ZURüCK INS GROßHERZOGTUM
Manche Luxemburger Familien entscheiden sich nach einer gewissen Zeit aber auch wieder für den Umzug zurück ins Großherzogtum, sagt Christian Wilhelmus, Geschäftsführer der Maklerabteilung der Immobilienfirma Gilbers & Baasch. „Insbesondere wenn Nachwuchs kommt, zieht es viele zurück, weil sie das luxemburgische Schulsystem und die Crèches im Land nutzen wollen. Ich denke, wenn Kinder involviert sind, versuchen die meisten Luxemburger, wenn es irgendwie geht, doch Eigentum in Luxemburg zu erwerben“, sagt er.
„Aber in der derzeitigen Situation stehen damit viele vor der nicht bewältigbaren Aufgabe, das auch finanzieren beziehungsweise die Schulden zu Lebzeiten abtragen zu können.“Selbst gutverdienende Familien müssten dabei bereit sein, Abstriche zu machen, um eine Perspektive für eine Rückkehr ins Großherzogtum zu haben, sagt der Makler.
„Einige unserer Kunden schauen gerade, welche Möglichkeiten sie in Luxemburg haben, wenn sie ihr Wohneigentum in Deutschland wieder verkaufen. Ich habe schon mehrfach erlebt, dass Leute ihr Haus in Trier verkaufen und dann in eine Wohnung oder in ein deutlich kleineres oder älteres Haus ziehen, um die langen Wege einzusparen und die Kinderbetreuung aus ihrer Sicht zu optimieren.“
Aus der Sicht der Makler unterscheiden sich die Luxemburger mitunter deutlich von den übrigen Kunden. „Natürlich sind Pauschalaussagen immer schwierig, aber generell stellen Luxemburger höhere Anforderungen an die Innenausstattung und legen mehr Wert auf eine gute Verarbeitung. Sie geben gut und gerne schon mal 50 000 Euro für eine Küche aus, bei deutschen Kunden liegt man vielleicht bei der Hälfte“, sagt Wilhelmus.

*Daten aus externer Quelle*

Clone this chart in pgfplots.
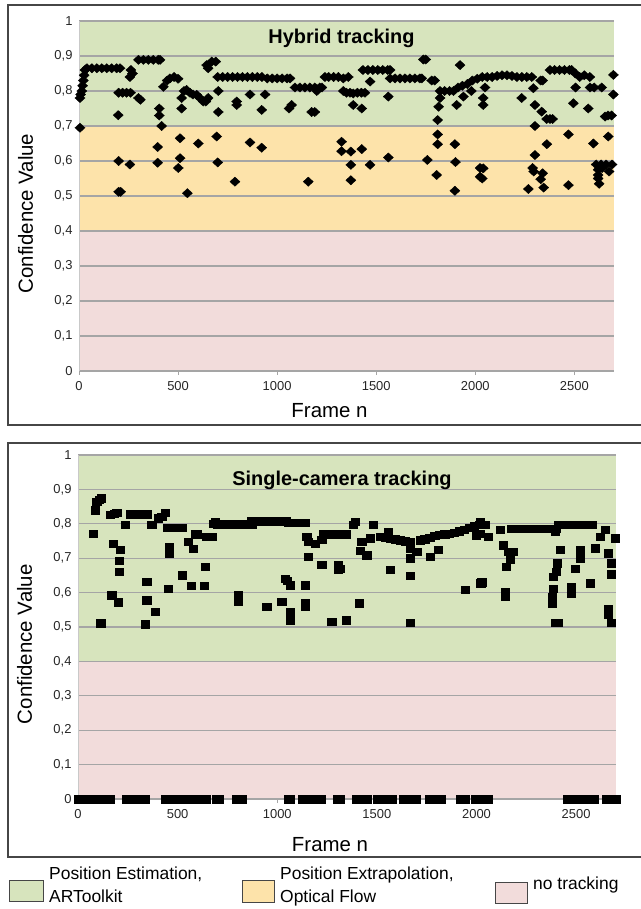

Bei Altbauten seien Kunden aus dem Großherzogtum hingegen in der Regel etwas pflegeleichter als deutsche Käufer, meint Walter Voigt. „Die schrecken weniger vor möglichen Renovierungsarbeiten zurück, weil sie im Zweifel höhere Finanzmittel in der Hinterhand haben“, so der Makler.